Of course, a judicial decision should not shore up the whims and caprices of a judge; it should be based on a logical system of application of law. In this regard, the judicial activist uses his or her idiosyncrasies, conscience and personal view to cure hardships and rigidity in interpretation of law, serving the very reason equity was initiated. This means that the philosophy of judicial activism is unquestionably equitable. When a judge exercises the philosophy of judicial activism in interpretation of constitutional texts and statutory provisions, the judge is simply implying that the law is a dynamic and evolving process, and should be made to adapt to novel situations. This kind of ideology is not eureka in Nigerian Jurisprudence. Justice Chukwudifu Oputa while delivering his “Justice and Stability in Nigeria” lecture in 1993 expressed to the audience: “The law will have little relevance if it refuses to address the social issues of the day. Legislators make law in the abstract, the court deals with the day to day problems of litigants and attempts to solve these problems in such way as to produce justice.” This explains the old parlance that suggests laws and legal institutions are like clocks that must occasionally be cleaned, wound up and set to the correct time. It is then submitted that adherence to judicial restraint, past precedents and literal interpretation of texts and statutes should only be permitted when it tends to produce unquestionable justice in a particular circumstance, but when it is anticipated that past precedents and literal interpretation would evoke prejudice and injustice, the demon of judicial restraint should be exorcised immediately. But, the jurist who seems to be too clever by half adamantly clings to judicial restraint regardless of its harmful consequences.
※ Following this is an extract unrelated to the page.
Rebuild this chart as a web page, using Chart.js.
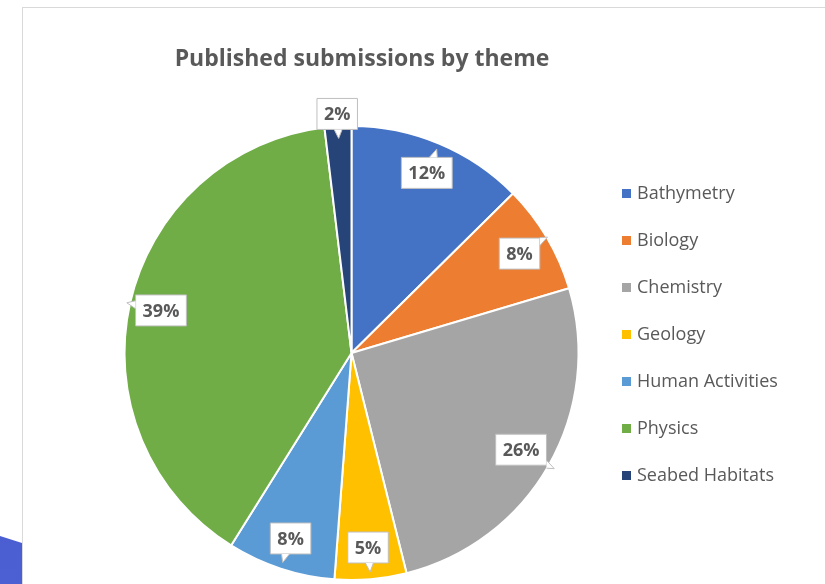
<!DOCTYPE html>
<html>
<head>
<meta charset="utf-8">
<script src="https://cdn.jsdelivr.net/npm/chart.js@4"></script>
<style>
  html, body { margin: 0; padding: 0; background: #ffffff; }
  body { width: 825px; height: 584px; position: relative; overflow: hidden; font-family: "Open Sans", sans-serif; }
  #frame { position: absolute; left: 22px; top: 7px; width: 820px; height: 600px; border-left: 1px solid #d9d9d9; border-top: 1px solid #d9d9d9; }
  #slideShape { position: absolute; left: 0; top: 0; width: 22px; height: 584px; background: linear-gradient(180deg, #3a4cc0, #4c60d4); clip-path: polygon(0 536px, 22px 543px, 22px 584px, 0 584px); }
  #chartTitle { position: absolute; left: 0; width: 724px; top: 41px; text-align: center; font-weight: 700; font-size: 23px; color: #595959; }
  #legend { position: absolute; left: 622px; top: 0; }
  .item { position: absolute; left: 0; white-space: nowrap; font-size: 18px; color: #595959; height: 24px; line-height: 24px; }
  .box { display: inline-block; width: 9px; height: 9px; margin-right: 6px; vertical-align: 1px; }
  #wrap { position: absolute; left: 0; top: 0; width: 825px; height: 584px; }
</style>
</head>
<body>
<div id="slideShape"></div>
<div id="frame"></div>
<div id="wrap"><canvas id="pieChart"></canvas></div>
<div id="chartTitle">Published submissions by theme</div>
<div id="legend"></div>
<script>
// Published submissions by theme - pie with callout labels

const themes = ['Bathymetry', 'Biology', 'Chemistry', 'Geology', 'Human Activities', 'Physics', 'Seabed Habitats'];
const shares = [12.6, 7.8, 25.7, 5.1, 7.7, 39.2, 1.9];
const shareLabels = ['12%', '8%', '26%', '5%', '8%', '39%', '2%'];
const themeColors = ['#4472C4', '#ED7D31', '#A5A5A5', '#FFC000', '#5B9BD5', '#70AD47', '#264478'];

// Legend on the right
const legendEl = document.getElementById('legend');
themes.forEach((name, i) => {
    const row = document.createElement('div');
    row.className = 'item';
    row.style.top = (180 + i * 47) + 'px';
    row.innerHTML = `<span class="box" style="background:${themeColors[i]}"></span>${name}`;
    legendEl.appendChild(row);
});

// Draw the white callout boxes with a small pointer
const calloutPlugin = {
    id: 'callouts',
    afterDatasetsDraw(chart) {
        const ctx = chart.ctx;
        const meta = chart.getDatasetMeta(0);
        ctx.save();
        ctx.font = 'bold 18px "Open Sans", sans-serif';
        ctx.textAlign = 'center';
        ctx.textBaseline = 'middle';
        meta.data.forEach((arc, i) => {
            const p = arc.getProps(['x', 'y', 'startAngle', 'endAngle', 'outerRadius'], true);
            const mid = (p.startAngle + p.endAngle) / 2;
            const small = shares[i] < 3;
            const r = p.outerRadius * (small ? 1.055 : 0.86);
            const cx = p.x + Math.cos(mid) * r;
            const cy = p.y + Math.sin(mid) * r;
            const text = shareLabels[i];
            const w = ctx.measureText(text).width + 14;
            const h = 31;
            const dx = Math.cos(small ? mid + Math.PI : mid);
            const dy = Math.sin(small ? mid + Math.PI : mid);
            // exit point of the ray on the box edge
            const tx = Math.abs(dx) > 1e-6 ? (w / 2) / Math.abs(dx) : Infinity;
            const ty = Math.abs(dy) > 1e-6 ? (h / 2) / Math.abs(dy) : Infinity;
            const t = Math.min(tx, ty);
            const ex = cx + dx * t, ey = cy + dy * t;
            const left = cx - w / 2, top = cy - h / 2;

            ctx.beginPath();
            ctx.rect(left, top, w, h);
            ctx.fillStyle = '#ffffff';
            ctx.fill();
            ctx.strokeStyle = '#bfbfbf';
            ctx.lineWidth = 1;
            ctx.stroke();

            // pointer
            ctx.beginPath();
            if (tx < ty) {
                const sx = dx > 0 ? left + w : left;
                ctx.moveTo(sx, ey - 4);
                ctx.lineTo(ex + dx * 9, ey + dy * 9);
                ctx.lineTo(sx, ey + 4);
            } else {
                const sy = dy > 0 ? top + h : top;
                ctx.moveTo(ex - 4, sy);
                ctx.lineTo(ex + dx * 9, ey + dy * 9);
                ctx.lineTo(ex + 4, sy);
            }
            ctx.fillStyle = '#ffffff';
            ctx.fill();
            ctx.stroke();

            ctx.fillStyle = '#595959';
            ctx.fillText(text, cx, cy + 1);
        });
        ctx.restore();
    }
};

new Chart(document.getElementById('pieChart'), {
    type: 'pie',
    data: {
        labels: themes,
        datasets: [{
            data: shares,
            backgroundColor: themeColors,
            borderColor: '#ffffff',
            borderWidth: 2
        }]
    },
    plugins: [calloutPlugin],
    options: {
        responsive: true,
        maintainAspectRatio: false,
        animation: false,
        layout: {
            padding: { left: 123, right: 245, top: 125, bottom: 3 }
        },
        plugins: {
            legend: { display: false },
            tooltip: { enabled: false },
            title: { display: false }
        }
    }
});
</script>
</body>
</html>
Therefore, what is the effect of subservience to judicial restraint? It hinders the progression of justice and rule of law, leaving it in a state of doldrums and stagnation. It tends to make a pedantic judge slavish to laws. It strips away every iota of judicial courage from the jurist. It symbolizes the fastidious judge as a baby that grew to the level of a teenage boy, and being carried away by youthful and trivial exuberance, refused to grow and adapt to social change which halts him from becoming a full grown man. This negative side of judicial restraint has also been experienced outside Nigeria. In the United States, the worst decision ever by the United States’ Supreme Court was designed with the rhetoric of judicial restraint as its sculptor. This deleterious decision envisaged that the US constitution was not meant to include American citizenship for black people. This decision is today called the “Dred Scott’s decision”.